Viaturas mal concebidas, muito feias, sem espaço para acomodar os passageiros, com as frentes dos assentos viradas umas para as outras quando deveriam estar viradas para o sentido da marcha.
De Figueiredo a 21 de Junho de 2024
Na mouche!
De Bic Laranja a 21 de Junho de 2024
Ainda me lembro dos bancos estofados de couro verde aos gomos, as molduras das janelas em madeira envernizada, as cortinas de couro ou lona verde, o chão de ripas para se não escorregar, os frisos cromados. O ínico plástico era a fórmica dos painéis de tecto. No meu tempo já não havia chapeleira.
Não tinham ar condicionado, mas tinham quebra-luz ao longo das janelas e no óculo traseiro. Agora falem-me em ecologia, ou salvar o planeta ou lá o que é isso…
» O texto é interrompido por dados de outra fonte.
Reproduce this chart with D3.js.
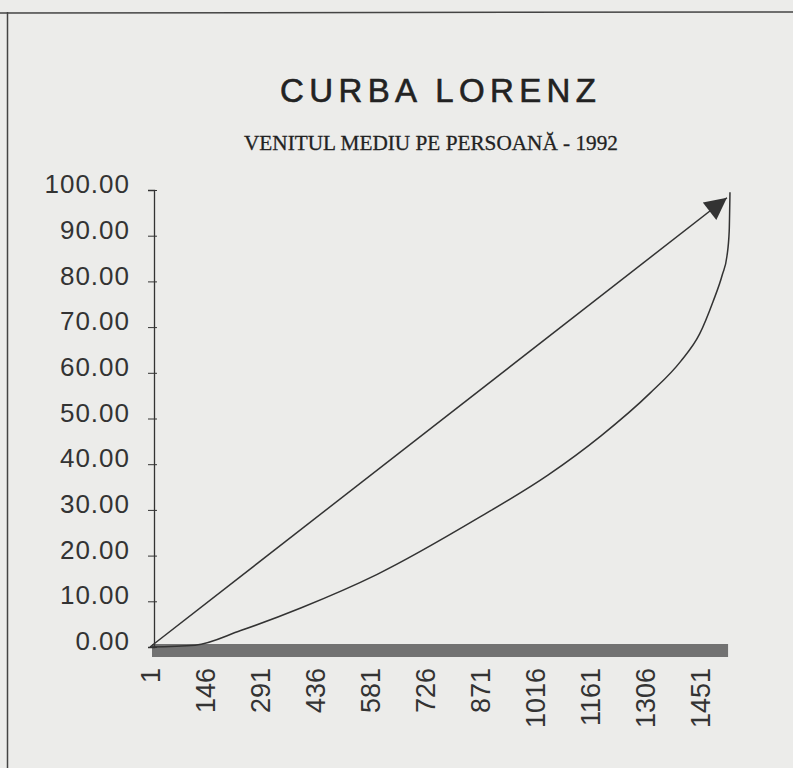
<!DOCTYPE html>
<html>
<head>
<meta charset="utf-8">
<script src="https://cdn.jsdelivr.net/npm/d3@7"></script>
<style>
  body { margin: 0; background: #ececea; }
  svg { display: block; }
</style>
</head>
<body>
<svg id="lorenz" width="793" height="768"></svg>
<script>
// ----------------------- DATA -------------------------------
var title = "CURBA LORENZ";
var subtitle = "VENITUL MEDIU PE PERSOANĂ - 1992";

// households (ordered by income) on x, cumulative income share (%) on y
var households = [1, 120, 240, 400, 600, 870, 1050, 1190, 1320, 1400, 1450, 1485, 1510, 1522, 1528, 1530];
var cumIncome  = [0, 0.4, 3.6, 8.6, 15.9, 28.4, 37.6, 46.2, 55.6, 62.5, 68.5, 75.5, 81.5, 85.5, 91.0, 99.5];

// line of perfect equality (ends in an arrow)
var equalX = [1, 1522];
var equalY = [0, 98.3];

var xTicks = [1, 146, 291, 436, 581, 726, 871, 1016, 1161, 1306, 1451];
var yTicks = [0, 10, 20, 30, 40, 50, 60, 70, 80, 90, 100];
var lastHousehold = 1525;

// ----------------------- CHART -------------------------------
var svg = d3.select("#lorenz");

// scanned page frame
svg.append("line").attr("x1", 0).attr("x2", 793).attr("y1", 13).attr("y2", 12)
    .attr("stroke", "#444").attr("stroke-width", 1.5);
svg.append("line").attr("x1", 7.5).attr("x2", 7.5).attr("y1", 12).attr("y2", 768)
    .attr("stroke", "#444").attr("stroke-width", 1.5);

var x = d3.scaleLinear().domain([1, 1451]).range([150, 700]);
var y = d3.scaleLinear().domain([0, 100]).range([647, 190]);

svg.append("text")
    .attr("x", 280).attr("y", 102)
    .attr("font-family", "Liberation Sans, Arial, sans-serif")
    .attr("font-size", 33)
    .attr("fill", "#222")
    .attr("stroke", "#222")
    .attr("stroke-width", 0.6)
    .attr("textLength", 316)
    .attr("lengthAdjust", "spacing")
    .text(title);

svg.append("text")
    .attr("x", 244).attr("y", 150)
    .attr("font-family", "Liberation Serif, Times New Roman, serif")
    .attr("font-size", 22)
    .attr("fill", "#222")
    .attr("stroke", "#222")
    .attr("stroke-width", 0.3)
    .attr("textLength", 374)
    .attr("lengthAdjust", "spacingAndGlyphs")
    .text(subtitle);

// thick grey base band
svg.append("rect")
    .attr("x", x(1) + 2)
    .attr("y", y(0) - 3)
    .attr("width", x(lastHousehold) - x(1) - 2)
    .attr("height", 13)
    .attr("fill", "#727272");

// y axis
var yAxis = svg.append("g")
    .attr("transform", "translate(154,0)")
    .call(d3.axisLeft(y).tickValues(yTicks).tickSize(6).tickPadding(18)
      .tickFormat(d3.format(".2f")));
yAxis.select(".domain").attr("stroke", "#333").attr("stroke-width", 1.3);
yAxis.selectAll(".tick line").attr("x1", 3).attr("x2", -6).attr("stroke", "#333");
yAxis.selectAll(".tick text")
    .attr("font-family", "Liberation Sans, Arial, sans-serif")
    .attr("font-size", 26)
    .attr("letter-spacing", 1)
    .attr("fill", "#333")
    .attr("dy", "0.1em");

// x axis labels (rotated)
var xAxis = svg.append("g")
    .attr("transform", "translate(0,668)")
    .call(d3.axisBottom(x).tickValues(xTicks).tickSize(0).tickPadding(0)
      .tickFormat(d3.format("d")));
xAxis.select(".domain").remove();
xAxis.selectAll(".tick text")
    .attr("font-family", "Liberation Sans, Arial, sans-serif")
    .attr("font-size", 27)
    .attr("fill", "#333")
    .attr("transform", "rotate(-90)")
    .attr("text-anchor", "end")
    .attr("x", 0)
    .attr("y", 0)
    .attr("dy", "0.35em");

// arrow head for the equality line
svg.append("defs").append("marker")
    .attr("id", "arrow")
    .attr("viewBox", "0 0 10 10")
    .attr("refX", 10).attr("refY", 5)
    .attr("markerWidth", 27).attr("markerHeight", 22)
    .attr("markerUnits", "userSpaceOnUse")
    .attr("orient", "auto")
  .append("path")
    .attr("d", "M0,0L10,5L0,10z")
    .attr("fill", "#333");

var line = d3.line()
    .x(function(d) { return x(d[0]); })
    .y(function(d) { return y(d[1]); });

svg.append("path")
    .datum(d3.zip(equalX, equalY))
    .attr("d", line)
    .attr("fill", "none")
    .attr("stroke", "#333")
    .attr("stroke-width", 1.5)
    .attr("marker-end", "url(#arrow)");

svg.append("path")
    .datum(d3.zip(households, cumIncome))
    .attr("d", line.curve(d3.curveMonotoneX))
    .attr("fill", "none")
    .attr("stroke", "#333")
    .attr("stroke-width", 1.5);
</script>
</body>
</html>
As reformas em fins de 60 nestes autocarros de um piso — os primeiros que vieram ainda pelos anos de 1940 — puseram-lhe portas automáticas e alargaram-lhe as plataformas traseiras em metro, metro e meio, retirando-lhe todos os assentos atrás do eixo traseiro para poder ensardinhar melhor os passageiros. Entre eixos, acabaram por ter só bancos de 1 lugar e não dois, para ensardinhar o mais que se podia o pobre passageiro, que assim viajaria «confortàvelmente» de pé nas amplas coxias.
Tem sido um aprimorar de qualidade que só visto. Parece-me que desde que o uso de chapéu caiu em desuso, ele é só barretes, mas ninguém repara. Já crescemos assim e a propaganda pinta a falta de qualidade ao contrário.